My musical influences are from all over. I’m always looking for interesting instruments from different cultures and traditions. So that is very much part of my artistic process. It’s about discovering sounds and interesting ways of playing instruments. I live in Hackney. I live in the caretakers’ flat over a church in the centre of Dalston. My flat is unique, very special.

It’s my little sanctuary and oasis, where all my music and work happens. I live here because it is an absolute hot house of culture. Yesterday I went to see a gig in Hackney and, walking past the glass front of Cafe Oto, I saw it was bursting with jazz musicians.
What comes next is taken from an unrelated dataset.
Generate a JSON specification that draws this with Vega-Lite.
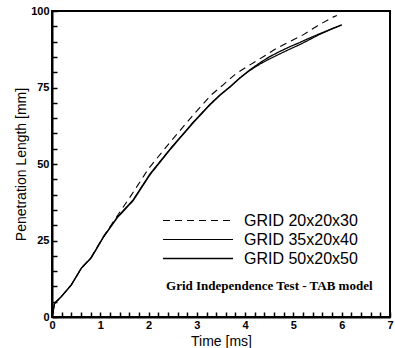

I just thought wow, this area is just full of creativity and opportunity for artistic endeavours.

The idea of the nest came from the discovery of wider folk community tradition happening very much in the old way that it has done for decades. I love the music, but I couldn’t find anywhere to hear it that wasn’t full of old people, so I wanted to create an environment where that music could be heard by a younger audience.

It started off where it still is every month in the Old Queens Head on Essex Road, Islington, and has grown from being a monthly night with one or two acts to 150 shows a year. It’s all over the city and festival stages and also events outside of London. So it’s really become a platform to host lots of different ways of presenting all aspects of folk music, world music, traditional music and acoustic and stuff doesn’t fit into categories – just great music.

From that comes The Song Collectors Collective. The SCC is an organisation dedicated to the conservation and preservation of all traditions within UK and Ireland, and also abroad. It is a place for learning how to collect intangible vanishing culture, particularly songs, but also stories and language and culture and community – cultural caches can be discovered and carefully, sensitively documented and repatriated and made accessible online.

So it’s an organisation that teaches how to collect but also presents experts in the field in places where we can learn from them, including lots of conferences and gatherings and places where their stories can be heard about their engagement with indigenous communities all around the place. It worked particularly with Gypsy travellers communities in the UK and Ireland, because that’s my speciality area where the best of the song still exists.”